Currently, 60% of Turkey's fish currently comes from cultivation, also known as fish farming, compared to just 10% two decades ago. The short-sightedness of this shift risks eliminating fishing output from both the farms and the open seas along Turkey's 5,200 miles of coastline.

Photograph of two fishermen throwing a net into the Tigris river in Turkey.

Traditional fishermen on the Tigris river, Turkey.

Dûrzan Cîrano/Wikimeidia
İrfan Donat

ISTANBUL — Turkey's annual fish production includes 515,000 tons from cultivation and 335,000 tons came from fishing in open waters. In other words, 60% of Turkey's fish currently comes from cultivation, also known as fish farming.

It's a radical shift from just 20 years ago when some 600,000 tons, or 90% of the total output, came from fishing. Now, researchers are warning the current system dominated by fish farming is ultimately unsustainable in the country with 8,333 kilometers (5,177 miles) long.

Professor Mustafa Sarı from the Maritime Studies Faculty of Bandırma 17 Eylül University believes urgent action is needed: “Why were we getting 600,000 tons of fish from the seas in the 2000’s and only 300,000 now? Where did the other 300,000 tons of fish go?”

Professor Sarı is challenging the argument from certain sectors of the industry that cultivation is the more sustainable approach. “Now we are feeding the fish that we cultivate at the farms with the fish that we catch from nature," he explained. "The fish types that we cultivate at the farms are sea bass, sea bram, trout and salmon, which are fed with artificial feed produced at fish-feed factories. All of these fish-feeds must have a significant amount of fish flour and fish oil in them.”

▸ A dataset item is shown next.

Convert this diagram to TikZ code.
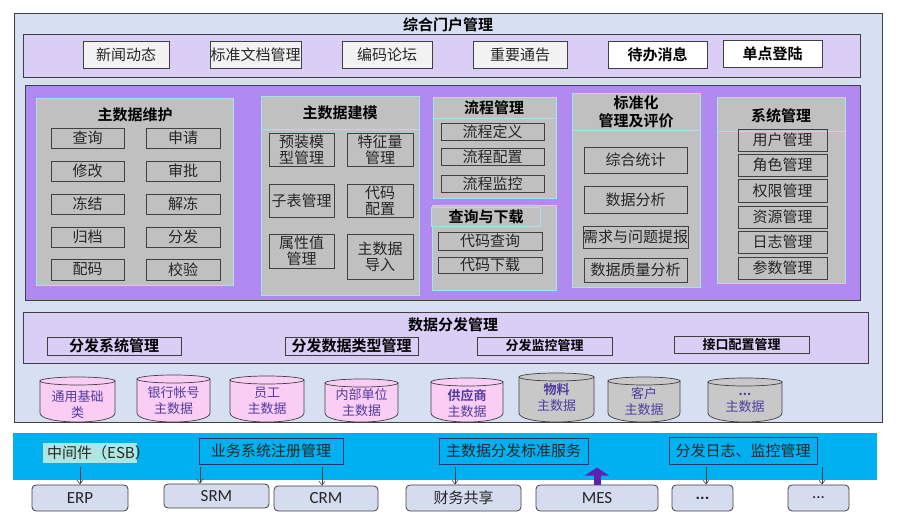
\documentclass[tikz,border=0pt]{standalone}
\usepackage{fontspec}
\setmainfont{Noto Sans CJK SC}[BoldFont={Noto Sans CJK SC Bold}]
\newfontfamily\latin{Carlito}
\usetikzlibrary{arrows.meta}
\definecolor{outerbg}{RGB}{214,224,242}
\definecolor{lav}{RGB}{218,206,246}
\definecolor{purp}{RGB}{176,138,240}
\definecolor{greyp}{RGB}{192,192,192}
\definecolor{cyanl}{RGB}{165,228,232}
\definecolor{btnbg}{RGB}{242,242,242}
\definecolor{edge}{RGB}{64,64,64}
\definecolor{txt}{RGB}{38,38,38}
\definecolor{pinkdb}{RGB}{250,205,245}
\definecolor{greydb}{RGB}{200,200,200}
\definecolor{dbtext}{RGB}{80,60,160}
\definecolor{esbc}{RGB}{0,176,240}
\definecolor{esblab}{RGB}{175,230,225}
\definecolor{navy}{RGB}{31,56,100}
\definecolor{sysbg}{RGB}{214,220,240}
\definecolor{uparrow}{RGB}{96,32,176}
\newcommand\fsz[2]{\fontsize{#1}{#2}\selectfont}
\newcommand\bx[7]{\node[#1, minimum width={(#5-#3)*1pt}, minimum height={(#6-#4)*1pt}] (#2) at ({(#3+#5)/2},{(#4+#6)/2}) {#7};}
\newcommand\cyl[7]{%
 \filldraw[dbline, fill=#5] ({#2},{#4+4}) -- ({#2},413) .. controls ({#2},425) and ({#3},425) .. ({#3},413) -- ({#3},{#4+4}) -- cycle;
 \filldraw[dbline, fill=#5] ({(#2+#3)/2},{#4+4}) ellipse [x radius={(#3-#2)/2}, y radius=4];
 \node[dbtxt] (#1) at ({(#2+#3)/2},{#4+#7}) {#6};}
\begin{document}
\begin{tikzpicture}[x=1pt,y=-1pt,
 box/.style={inner sep=0pt, align=center},
 panel/.style={box, draw=edge, line width=0.8pt},
 btn/.style={box, draw=edge, line width=0.8pt, fill=btnbg, font=\fsz{15}{16}, text=txt},
 btnb/.style={btn, fill=white, font=\bfseries\fsz{15}{16}, text=black},
 sub/.style={box, draw=cyanl, line width=0.8pt, fill=greyp},
 item/.style={box, draw=edge, line width=0.8pt, font=\fsz{15}{16}, text=txt},
 ttl/.style={inner sep=0pt, align=center, font=\bfseries\fsz{15}{18}, text=black},
 dist/.style={box, draw=edge, line width=0.8pt, font=\bfseries\fsz{15}{16}, text=black},
 dists/.style={dist, font=\bfseries\fsz{13}{14}},
 dbline/.style={draw=edge, line width=0.7pt},
 dbtxt/.style={inner sep=0pt, align=center, font=\fsz{13}{16}, text=dbtext},
 esbbox/.style={box, draw=navy, line width=0.8pt, font=\fsz{15}{16}, text=txt},
 sys/.style={box, draw=edge, line width=0.8pt, fill=sysbg, rounded corners=4pt, font=\fsz{17}{17}, text=txt},
 sysc/.style={sys, font=\fsz{15}{16}},
 arr/.style={draw=edge, line width=0.6pt, -{Straight Barb[length=4pt,width=6pt]}},
 upar/.style={draw=uparrow, line width=7pt, -{Triangle[width=24pt,length=8pt]}}]
\useasboundingbox (0,0) rectangle (900,526);
% portal
\bx{panel, fill=outerbg}{outer}{14}{13}{882}{422}{}
\node[ttl] (title) at (448,25) {综合门户管理};
\bx{panel, fill=lav}{portal}{23}{34}{860}{77}{}
\bx{btn}{news}{83}{41}{169}{68}{新闻动态}
\bx{btn}{stddoc}{210}{41}{301}{68}{标准文档管理}
\bx{btn}{forum}{342}{41}{432}{68}{编码论坛}
\bx{btn}{notice}{473}{41}{567}{68}{重要通告}
\bx{btnb}{todo}{608}{41}{707}{68}{待办消息}
\bx{btnb}{sso}{723}{40}{822}{67}{单点登陆}
% main panel
\bx{panel, fill=purp}{main}{25}{85}{860}{300}{}
% panel 1
\bx{sub}{p1}{36}{98}{233}{285}{}
\node[ttl] (p1t) at (135,115) {主数据维护};
\bx{item}{a1}{51}{128}{124}{148}{查询}
\bx{item}{b1}{146}{128}{220}{148}{申请}
\bx{item}{a2}{51}{161}{124}{181}{修改}
\bx{item}{b2}{146}{161}{220}{181}{审批}
\bx{item}{a3}{51}{194}{124}{214}{冻结}
\bx{item}{b3}{146}{194}{220}{214}{解冻}
\bx{item}{a4}{51}{227}{124}{247}{归档}
\bx{item}{b4}{146}{227}{220}{247}{分发}
\bx{item}{a5}{51}{259}{124}{280}{配码}
\bx{item}{b5}{146}{259}{220}{280}{校验}
% panel 2
\bx{sub}{p2}{261}{96}{419}{295}{}
\draw[cyanl, line width=0.8pt] (p2.west |- 0,129) -- (p2.east |- 0,129);
\node[ttl] (p2t) at (340,113) {主数据建模};
\bx{item}{m1}{269}{133}{334}{166}{预装模\\型管理}
\bx{item}{m2}{347}{133}{413}{166}{特征量\\管理}
\bx{item}{m3}{269}{184}{334}{217}{子表管理}
\bx{item}{m4}{347}{184}{413}{217}{代码\\配置}
\bx{item}{m5}{269}{234}{334}{268}{属性值\\管理}
\bx{item}{m6}{347}{234}{413}{279}{主数据\\导入}
% panel 3
\bx{sub}{p3}{433}{97}{556}{198}{}
\bx{sub}{p3h}{433}{97}{556}{118}{}
\node[ttl] (p3t) at (494,108) {流程管理};
\bx{item}{f1}{441}{123}{544}{140}{流程定义}
\bx{item}{f2}{441}{148}{544}{165}{流程配置}
\bx{item}{f3}{441}{175}{544}{192}{流程监控}
% panel 4
\bx{sub}{p4}{432}{205}{556}{290}{}
\bx{sub}{p4h}{431}{207}{540}{226}{}
\node[ttl] (p4t) at (486,217) {查询与下载};
\bx{item}{q1}{438}{232}{542}{250}{代码查询}
\bx{item}{q2}{438}{257}{542}{273}{代码下载}
% panel 5
\bx{sub}{p5}{572}{93}{700}{287}{}
\bx{sub}{p5h}{572}{93}{700}{130}{}
\node[ttl] (p5t) at (636,112) {标准化\\管理及评价};
\bx{item}{s1}{584}{147}{687}{173}{综合统计}
\bx{item}{s2}{584}{186}{687}{213}{数据分析}
\bx{item}{s3}{584}{226}{687}{248}{需求与问题提报}
\bx{item}{s4}{584}{258}{687}{282}{数据质量分析}
% panel 6
\bx{sub}{p6}{717}{97}{845}{283}{}
\draw[cyanl, line width=0.8pt] (p6.west |- 0,131) -- (p6.east |- 0,131);
\node[ttl] (p6t) at (781,116) {系统管理};
\bx{item}{u1}{738}{129}{827}{151}{用户管理}
\bx{item}{u2}{738}{154}{827}{176}{角色管理}
\bx{item}{u3}{738}{179}{827}{202}{权限管理}
\bx{item}{u4}{738}{206}{827}{228}{资源管理}
\bx{item}{u5}{738}{231}{827}{253}{日志管理}
\bx{item}{u6}{738}{257}{827}{279}{参数管理}
% distribution
\bx{panel, fill=lav}{dist}{23}{312}{868}{363}{}
\node[ttl] (distt) at (453,325) {数据分发管理};
\bx{dist}{d1}{47}{337}{181}{355}{分发系统管理}
\bx{dist}{d2}{285}{337}{418}{355}{分发数据类型管理}
\bx{dists}{d3}{477}{337}{612}{355}{分发监控管理}
\bx{dists}{d4}{674}{336}{809}{353}{接口配置管理}
% databases
\begin{scope}
\clip (0,0) rectangle (900,421.5);
\cyl{c1}{40}{115}{377}{pinkdb}{通用基础\\类}{28}
\cyl{c2}{137}{210}{375}{pinkdb}{银行帐号\\主数据}{26}
\cyl{c3}{230}{304}{376}{pinkdb}{员工\\主数据}{25}
\cyl{c4}{325}{398}{379}{pinkdb}{内部单位\\主数据}{24}
\cyl{c5}{431}{503}{378}{pinkdb}{\textbf{供应商}\\主数据}{25}
\cyl{c6}{519}{594}{373}{greydb}{\textbf{物料}\\主数据}{25}
\cyl{c7}{608}{680}{377}{greydb}{客户\\主数据}{25}
\cyl{c8}{708}{782}{378}{greydb}{\textbf{...}\\主数据}{25}
\end{scope}
% ESB band
\bx{box, fill=esbc}{bus}{13}{433}{877}{480}{}
\bx{box, fill=esblab}{esbbg}{43}{443}{137}{463}{}
\node[anchor=west, inner sep=0pt, font=\fsz{15}{16}, text=txt] (esb) at (47,453) {中间件（ESB）};
\bx{esbbox}{reg}{199}{438}{343}{464}{业务系统注册管理}
\bx{esbbox}{std}{439}{438}{588}{464}{主数据分发标准服务}
\bx{esbbox}{log}{669}{437}{817}{464}{分发日志、监控管理}
% systems
\bx{sys}{erp}{32}{485}{128}{511}{\latin ERP}
\bx{sys}{srm}{164}{484}{269}{508}{\latin SRM}
\bx{sys}{crm}{274}{486}{378}{511}{\latin CRM}
\bx{sysc}{fin}{406}{485}{521}{511}{财务共享}
\bx{sys}{mes}{536}{485}{658}{511}{\latin MES}
\bx{sys}{dots1}{672}{485}{733}{511}{\latin\bfseries ...}
\bx{sys}{dots2}{788}{485}{849}{511}{\latin ...}
\coordinate (k1) at (80,467);
\coordinate (k2) at (200,467);
\coordinate (k3) at (322,467);
\coordinate (k4) at (455,467);
\coordinate (k5) at (706,467);
\coordinate (k6) at (822,467);
\draw[arr] (k1) -- (k1 |- erp.north);
\draw[arr] (k2) -- (k2 |- srm.north);
\draw[arr] (k3) -- (k3 |- crm.north);
\draw[arr] (k4) -- (k4 |- fin.north);
\draw[arr] (k5) -- (k5 |- dots1.north);
\draw[arr] (k6) -- (k6 |- dots2.north);
\draw[upar] (mes.north) -- ++(0,-17);
\end{tikzpicture}
\end{document}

That fish flour and fish oil inevitably must come from the sea. "We have to get them from natural sources. We need to catch 5.7 kilogram of fish from the seas in order to cultivate a sea bream of 1 kg," Sarı said. "Therefore, we are feeding the fish to the fish. We cannot cultivate fish at the farms if the fish in nature becomes extinct. The natural fish need to be protected. The consequences would be severe if the current policy is continued.”